• DATASET CONTENT:
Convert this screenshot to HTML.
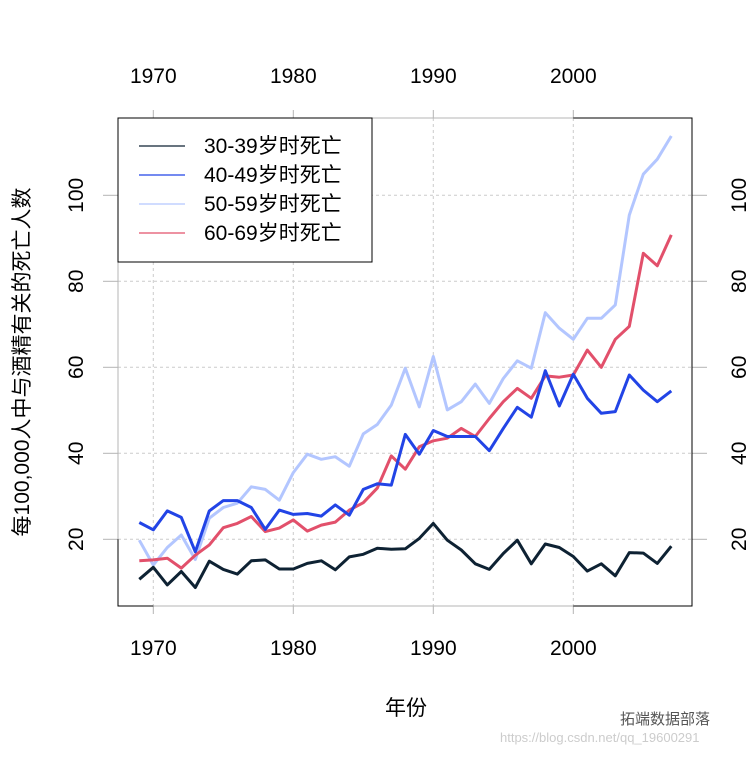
<!DOCTYPE html>
<html><head><meta charset="utf-8"><style>
body{margin:0;background:#fff}
svg text{font-family:"Liberation Sans","Noto Sans CJK SC",sans-serif;fill:#000}
</style></head><body>
<svg id="chart" width="753" height="753" xmlns="http://www.w3.org/2000/svg">
<g id="grid"></g>
<g id="axes"></g>
<g id="series"></g>
<g id="legend"></g>
<text x="406" y="715" font-size="21" text-anchor="middle">年份</text>
<text transform="translate(29,362) rotate(-90)" font-size="21" text-anchor="middle">每100,000人中与酒精有关的死亡人数</text>
<text x="620" y="724" font-size="15" style="fill:#555">拓端数据部落</text>
<text x="500" y="742" font-size="13" style="fill:#ccc">https://blog.csdn.net/qq_19600291</text>
</svg>
<script>
const years=[];for(let y=1969;y<=2007;y++)years.push(y);
const xTicks=[1970,1980,1990,2000];
const yTicks=[20,40,60,80,100];
const s3039=[10.7,13.5,9.4,12.5,8.8,14.9,13.0,11.9,15.0,15.2,13.1,13.1,14.4,15.0,12.9,15.9,16.5,17.9,17.7,17.8,20.2,23.7,19.8,17.5,14.3,13.0,16.7,19.8,14.3,18.9,18.1,16.0,12.6,14.3,11.5,16.9,16.8,14.4,18.4];
const s4049=[23.9,22.2,26.6,25.1,17.1,26.6,29.0,29.0,27.4,22.3,26.8,25.8,26.0,25.4,28.0,25.6,31.6,32.9,32.6,44.4,39.8,45.3,43.9,43.9,43.9,40.6,45.8,50.7,48.4,59.2,51.0,58.4,52.8,49.3,49.7,58.2,54.7,52.0,54.5];
const s5059=[19.8,14.0,18.1,21.0,15.3,24.9,27.4,28.4,32.2,31.6,29.1,35.5,39.8,38.6,39.2,37.0,44.5,46.7,51.2,59.8,50.8,62.5,50.1,52.0,56.1,51.6,57.4,61.5,59.8,72.7,69.1,66.5,71.4,71.4,74.5,95.4,104.9,108.4,113.8];
const s6069=[15.0,15.2,15.6,13.3,16.3,18.7,22.7,23.7,25.3,21.8,22.6,24.5,21.9,23.3,24.0,26.8,28.5,31.9,39.4,36.3,41.5,42.9,43.5,45.8,43.9,48.1,52.0,55.1,52.8,58.0,57.7,58.2,64.0,60.0,66.5,69.5,86.5,83.6,90.8];
const seriesNames=["30-39岁时死亡","40-49岁时死亡","50-59岁时死亡","60-69岁时死亡"];
const NS="http://www.w3.org/2000/svg";
const L=118,R=692,T=118,B=606;
const X=v=>153.3+(v-1970)*14;
const Y=v=>539.3-(v-20)*4.3;
function mk(tag,attrs,parent){const e=document.createElementNS(NS,tag);for(const k in attrs)e.setAttribute(k,attrs[k]);parent.appendChild(e);return e;}
const grid=document.getElementById('grid'),axes=document.getElementById('axes'),ser=document.getElementById('series'),leg=document.getElementById('legend');
xTicks.forEach(t=>{
 const g=mk('line',{x1:X(t),x2:X(t),y1:T,y2:B,stroke:'#ccc','stroke-dasharray':'3,3'},grid);
 
 
 [[B,B+8,655],[T-8,T,83]].forEach(([a,b,ty],i)=>{
  const tk=mk('line',{x1:X(t),x2:X(t),y1:a,y2:b,stroke:'#b4b4b4'},axes);
  
  
  const tx=mk('text',{x:X(t),y:ty,'font-size':21,'text-anchor':'middle'},axes);
  tx.textContent=t;
  
  
 });
});
yTicks.forEach(t=>{
 const g=mk('line',{x1:L,x2:R,y1:Y(t),y2:Y(t),stroke:'#ccc','stroke-dasharray':'3,3'},grid);
 
 
 [[L-15,L,83],[R,R+15,746]].forEach(([a,b,tx],i)=>{
  const tk=mk('line',{x1:a,x2:b,y1:Y(t),y2:Y(t),stroke:'#b4b4b4'},axes);
  
  
  const te=mk('text',{transform:`translate(${tx},${Y(t)}) rotate(-90)`,'font-size':21,'text-anchor':'middle'},axes);
  te.textContent=t;
  
  
 });
});
const box=mk('rect',{x:L,y:T,width:R-L,height:B-T,fill:'none',stroke:'#b4b4b4'},axes);


const bk=mk('path',{d:`M${L},${Y(20)}V${B}H${X(1970)} M${X(2000)},${T}H${R}V${B}H${X(2000)}`,fill:'none',stroke:'#000'},axes);


const cols=['#0e2233','#2244e6','#b3c6ff','#e2506b'];
const data=[s3039,s4049,s5059,s6069];
const order=[2,3,1,0];
order.forEach(i=>{
 const d=data[i].map((v,j)=>(j?'L':'M')+X(years[j]).toFixed(1)+','+Y(v).toFixed(1)).join('');
 const p=mk('path',{d:d,fill:'none',stroke:cols[i],'stroke-width':3,'stroke-linejoin':'round'},ser);
 
 
});
const lb=mk('rect',{x:L,y:T,width:254,height:144,fill:'#fff',stroke:'#000'},leg);


seriesNames.forEach((n,i)=>{
 const y=146+i*29;
 const ln=mk('line',{x1:139,x2:185,y1:y,y2:y,stroke:cols[i],'stroke-width':1.3},leg);
 
 
 const t=mk('text',{x:204,y:y+7,'font-size':21},leg);
 t.textContent=n;
 
 
});
</script>
</body></html>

• THE REQUEST: Repeat the lines above exactly, and keep every picture out.

• CORRECT RESULT:
Convert this screenshot to HTML.
<!DOCTYPE html>
<html><head><meta charset="utf-8"><style>
body{margin:0;background:#fff}
svg text{font-family:"Liberation Sans","Noto Sans CJK SC",sans-serif;fill:#000}
</style></head><body>
<svg id="chart" width="753" height="753" xmlns="http://www.w3.org/2000/svg">
<g id="grid"></g>
<g id="axes"></g>
<g id="series"></g>
<g id="legend"></g>
<text x="406" y="715" font-size="21" text-anchor="middle">年份</text>
<text transform="translate(29,362) rotate(-90)" font-size="21" text-anchor="middle">每100,000人中与酒精有关的死亡人数</text>
<text x="620" y="724" font-size="15" style="fill:#555">拓端数据部落</text>
<text x="500" y="742" font-size="13" style="fill:#ccc">https://blog.csdn.net/qq_19600291</text>
</svg>
<script>
const years=[];for(let y=1969;y<=2007;y++)years.push(y);
const xTicks=[1970,1980,1990,2000];
const yTicks=[20,40,60,80,100];
const s3039=[10.7,13.5,9.4,12.5,8.8,14.9,13.0,11.9,15.0,15.2,13.1,13.1,14.4,15.0,12.9,15.9,16.5,17.9,17.7,17.8,20.2,23.7,19.8,17.5,14.3,13.0,16.7,19.8,14.3,18.9,18.1,16.0,12.6,14.3,11.5,16.9,16.8,14.4,18.4];
const s4049=[23.9,22.2,26.6,25.1,17.1,26.6,29.0,29.0,27.4,22.3,26.8,25.8,26.0,25.4,28.0,25.6,31.6,32.9,32.6,44.4,39.8,45.3,43.9,43.9,43.9,40.6,45.8,50.7,48.4,59.2,51.0,58.4,52.8,49.3,49.7,58.2,54.7,52.0,54.5];
const s5059=[19.8,14.0,18.1,21.0,15.3,24.9,27.4,28.4,32.2,31.6,29.1,35.5,39.8,38.6,39.2,37.0,44.5,46.7,51.2,59.8,50.8,62.5,50.1,52.0,56.1,51.6,57.4,61.5,59.8,72.7,69.1,66.5,71.4,71.4,74.5,95.4,104.9,108.4,113.8];
const s6069=[15.0,15.2,15.6,13.3,16.3,18.7,22.7,23.7,25.3,21.8,22.6,24.5,21.9,23.3,24.0,26.8,28.5,31.9,39.4,36.3,41.5,42.9,43.5,45.8,43.9,48.1,52.0,55.1,52.8,58.0,57.7,58.2,64.0,60.0,66.5,69.5,86.5,83.6,90.8];
const seriesNames=["30-39岁时死亡","40-49岁时死亡","50-59岁时死亡","60-69岁时死亡"];
const NS="http://www.w3.org/2000/svg";
const L=118,R=692,T=118,B=606;
const X=v=>153.3+(v-1970)*14;
const Y=v=>539.3-(v-20)*4.3;
function mk(tag,attrs,parent){const e=document.createElementNS(NS,tag);for(const k in attrs)e.setAttribute(k,attrs[k]);parent.appendChild(e);return e;}
const grid=document.getElementById('grid'),axes=document.getElementById('axes'),ser=document.getElementById('series'),leg=document.getElementById('legend');
xTicks.forEach(t=>{
 const g=mk('line',{x1:X(t),x2:X(t),y1:T,y2:B,stroke:'#ccc','stroke-dasharray':'3,3'},grid);
 
 
 [[B,B+8,655],[T-8,T,83]].forEach(([a,b,ty],i)=>{
  const tk=mk('line',{x1:X(t),x2:X(t),y1:a,y2:b,stroke:'#b4b4b4'},axes);
  
  
  const tx=mk('text',{x:X(t),y:ty,'font-size':21,'text-anchor':'middle'},axes);
  tx.textContent=t;
  
  
 });
});
yTicks.forEach(t=>{
 const g=mk('line',{x1:L,x2:R,y1:Y(t),y2:Y(t),stroke:'#ccc','stroke-dasharray':'3,3'},grid);
 
 
 [[L-15,L,83],[R,R+15,746]].forEach(([a,b,tx],i)=>{
  const tk=mk('line',{x1:a,x2:b,y1:Y(t),y2:Y(t),stroke:'#b4b4b4'},axes);
  
  
  const te=mk('text',{transform:`translate(${tx},${Y(t)}) rotate(-90)`,'font-size':21,'text-anchor':'middle'},axes);
  te.textContent=t;
  
  
 });
});
const box=mk('rect',{x:L,y:T,width:R-L,height:B-T,fill:'none',stroke:'#b4b4b4'},axes);


const bk=mk('path',{d:`M${L},${Y(20)}V${B}H${X(1970)} M${X(2000)},${T}H${R}V${B}H${X(2000)}`,fill:'none',stroke:'#000'},axes);


const cols=['#0e2233','#2244e6','#b3c6ff','#e2506b'];
const data=[s3039,s4049,s5059,s6069];
const order=[2,3,1,0];
order.forEach(i=>{
 const d=data[i].map((v,j)=>(j?'L':'M')+X(years[j]).toFixed(1)+','+Y(v).toFixed(1)).join('');
 const p=mk('path',{d:d,fill:'none',stroke:cols[i],'stroke-width':3,'stroke-linejoin':'round'},ser);
 
 
});
const lb=mk('rect',{x:L,y:T,width:254,height:144,fill:'#fff',stroke:'#000'},leg);


seriesNames.forEach((n,i)=>{
 const y=146+i*29;
 const ln=mk('line',{x1:139,x2:185,y1:y,y2:y,stroke:cols[i],'stroke-width':1.3},leg);
 
 
 const t=mk('text',{x:204,y:y+7,'font-size':21},leg);
 t.textContent=n;
 
 
});
</script>
</body></html>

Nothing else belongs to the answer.